## Set problem
Quote the listing below in full and exactly as written, but omit every picture.
════════════════
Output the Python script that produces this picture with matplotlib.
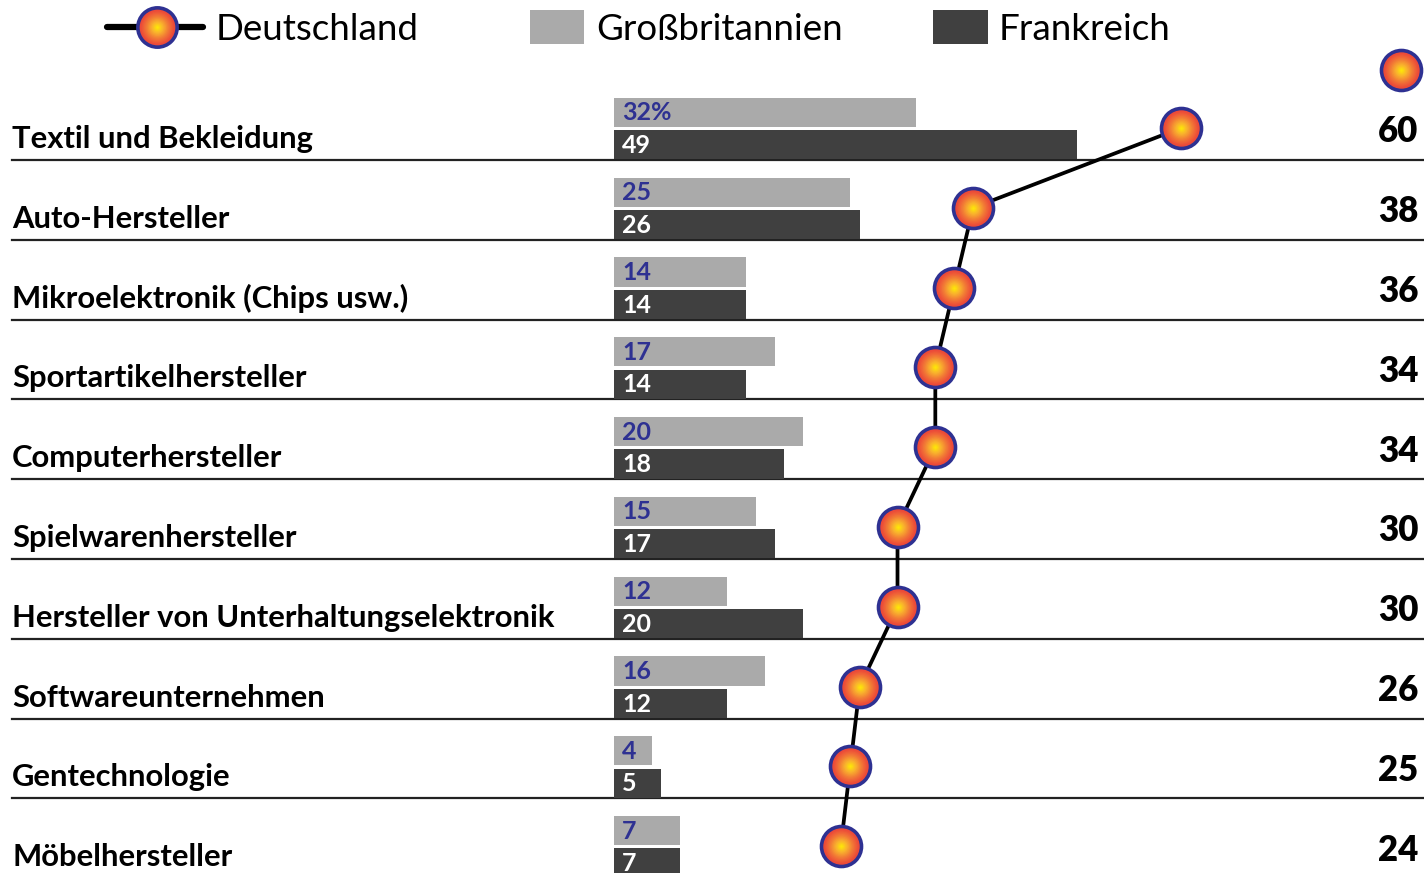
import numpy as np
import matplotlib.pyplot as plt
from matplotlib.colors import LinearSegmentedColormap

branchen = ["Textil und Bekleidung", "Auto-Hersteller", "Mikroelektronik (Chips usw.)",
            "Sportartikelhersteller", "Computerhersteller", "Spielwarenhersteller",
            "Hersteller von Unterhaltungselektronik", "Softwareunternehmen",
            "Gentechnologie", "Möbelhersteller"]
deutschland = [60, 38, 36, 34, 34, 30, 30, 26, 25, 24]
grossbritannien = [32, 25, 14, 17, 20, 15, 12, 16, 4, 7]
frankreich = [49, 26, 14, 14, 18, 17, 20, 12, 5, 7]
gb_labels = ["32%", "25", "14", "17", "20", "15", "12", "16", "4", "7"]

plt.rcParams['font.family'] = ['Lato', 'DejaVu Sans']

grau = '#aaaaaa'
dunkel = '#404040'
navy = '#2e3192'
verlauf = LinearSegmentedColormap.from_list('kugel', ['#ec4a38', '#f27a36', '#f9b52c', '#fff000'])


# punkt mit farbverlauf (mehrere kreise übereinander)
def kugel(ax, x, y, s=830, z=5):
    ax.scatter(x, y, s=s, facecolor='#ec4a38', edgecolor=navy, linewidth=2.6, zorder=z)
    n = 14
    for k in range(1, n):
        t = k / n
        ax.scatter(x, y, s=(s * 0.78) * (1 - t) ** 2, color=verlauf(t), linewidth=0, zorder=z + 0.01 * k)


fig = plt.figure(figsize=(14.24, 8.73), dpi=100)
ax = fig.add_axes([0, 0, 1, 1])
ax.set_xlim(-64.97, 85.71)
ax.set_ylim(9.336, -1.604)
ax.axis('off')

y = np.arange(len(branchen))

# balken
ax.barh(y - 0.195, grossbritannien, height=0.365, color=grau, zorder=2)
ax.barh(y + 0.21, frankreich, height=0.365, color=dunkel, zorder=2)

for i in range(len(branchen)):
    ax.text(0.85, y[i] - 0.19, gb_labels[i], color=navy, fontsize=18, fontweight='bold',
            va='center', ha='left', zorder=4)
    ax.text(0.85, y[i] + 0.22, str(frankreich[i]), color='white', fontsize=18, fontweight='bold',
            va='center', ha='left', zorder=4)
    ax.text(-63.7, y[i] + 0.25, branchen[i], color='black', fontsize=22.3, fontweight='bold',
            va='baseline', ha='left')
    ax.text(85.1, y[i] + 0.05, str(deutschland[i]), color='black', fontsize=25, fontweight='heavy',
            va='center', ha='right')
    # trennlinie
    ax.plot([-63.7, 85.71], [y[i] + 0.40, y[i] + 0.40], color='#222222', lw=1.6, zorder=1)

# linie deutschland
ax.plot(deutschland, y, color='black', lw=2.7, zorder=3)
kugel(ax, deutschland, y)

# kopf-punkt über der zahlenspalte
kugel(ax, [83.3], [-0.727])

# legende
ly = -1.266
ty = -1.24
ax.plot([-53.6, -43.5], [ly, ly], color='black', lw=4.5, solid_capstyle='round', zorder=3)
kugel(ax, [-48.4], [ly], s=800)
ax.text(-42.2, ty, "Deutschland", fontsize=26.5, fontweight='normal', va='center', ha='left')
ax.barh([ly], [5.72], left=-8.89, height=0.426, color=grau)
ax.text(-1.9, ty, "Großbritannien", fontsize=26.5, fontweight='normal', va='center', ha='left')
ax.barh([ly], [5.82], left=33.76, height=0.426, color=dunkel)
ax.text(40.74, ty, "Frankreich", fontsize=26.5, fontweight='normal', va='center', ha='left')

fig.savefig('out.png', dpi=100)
════════════════
## Solution
Output the Python script that produces this picture with matplotlib.
import numpy as np
import matplotlib.pyplot as plt
from matplotlib.colors import LinearSegmentedColormap

branchen = ["Textil und Bekleidung", "Auto-Hersteller", "Mikroelektronik (Chips usw.)",
            "Sportartikelhersteller", "Computerhersteller", "Spielwarenhersteller",
            "Hersteller von Unterhaltungselektronik", "Softwareunternehmen",
            "Gentechnologie", "Möbelhersteller"]
deutschland = [60, 38, 36, 34, 34, 30, 30, 26, 25, 24]
grossbritannien = [32, 25, 14, 17, 20, 15, 12, 16, 4, 7]
frankreich = [49, 26, 14, 14, 18, 17, 20, 12, 5, 7]
gb_labels = ["32%", "25", "14", "17", "20", "15", "12", "16", "4", "7"]

plt.rcParams['font.family'] = ['Lato', 'DejaVu Sans']

grau = '#aaaaaa'
dunkel = '#404040'
navy = '#2e3192'
verlauf = LinearSegmentedColormap.from_list('kugel', ['#ec4a38', '#f27a36', '#f9b52c', '#fff000'])


# punkt mit farbverlauf (mehrere kreise übereinander)
def kugel(ax, x, y, s=830, z=5):
    ax.scatter(x, y, s=s, facecolor='#ec4a38', edgecolor=navy, linewidth=2.6, zorder=z)
    n = 14
    for k in range(1, n):
        t = k / n
        ax.scatter(x, y, s=(s * 0.78) * (1 - t) ** 2, color=verlauf(t), linewidth=0, zorder=z + 0.01 * k)


fig = plt.figure(figsize=(14.24, 8.73), dpi=100)
ax = fig.add_axes([0, 0, 1, 1])
ax.set_xlim(-64.97, 85.71)
ax.set_ylim(9.336, -1.604)
ax.axis('off')

y = np.arange(len(branchen))

# balken
ax.barh(y - 0.195, grossbritannien, height=0.365, color=grau, zorder=2)
ax.barh(y + 0.21, frankreich, height=0.365, color=dunkel, zorder=2)

for i in range(len(branchen)):
    ax.text(0.85, y[i] - 0.19, gb_labels[i], color=navy, fontsize=18, fontweight='bold',
            va='center', ha='left', zorder=4)
    ax.text(0.85, y[i] + 0.22, str(frankreich[i]), color='white', fontsize=18, fontweight='bold',
            va='center', ha='left', zorder=4)
    ax.text(-63.7, y[i] + 0.25, branchen[i], color='black', fontsize=22.3, fontweight='bold',
            va='baseline', ha='left')
    ax.text(85.1, y[i] + 0.05, str(deutschland[i]), color='black', fontsize=25, fontweight='heavy',
            va='center', ha='right')
    # trennlinie
    ax.plot([-63.7, 85.71], [y[i] + 0.40, y[i] + 0.40], color='#222222', lw=1.6, zorder=1)

# linie deutschland
ax.plot(deutschland, y, color='black', lw=2.7, zorder=3)
kugel(ax, deutschland, y)

# kopf-punkt über der zahlenspalte
kugel(ax, [83.3], [-0.727])

# legende
ly = -1.266
ty = -1.24
ax.plot([-53.6, -43.5], [ly, ly], color='black', lw=4.5, solid_capstyle='round', zorder=3)
kugel(ax, [-48.4], [ly], s=800)
ax.text(-42.2, ty, "Deutschland", fontsize=26.5, fontweight='normal', va='center', ha='left')
ax.barh([ly], [5.72], left=-8.89, height=0.426, color=grau)
ax.text(-1.9, ty, "Großbritannien", fontsize=26.5, fontweight='normal', va='center', ha='left')
ax.barh([ly], [5.82], left=33.76, height=0.426, color=dunkel)
ax.text(40.74, ty, "Frankreich", fontsize=26.5, fontweight='normal', va='center', ha='left')

fig.savefig('out.png', dpi=100)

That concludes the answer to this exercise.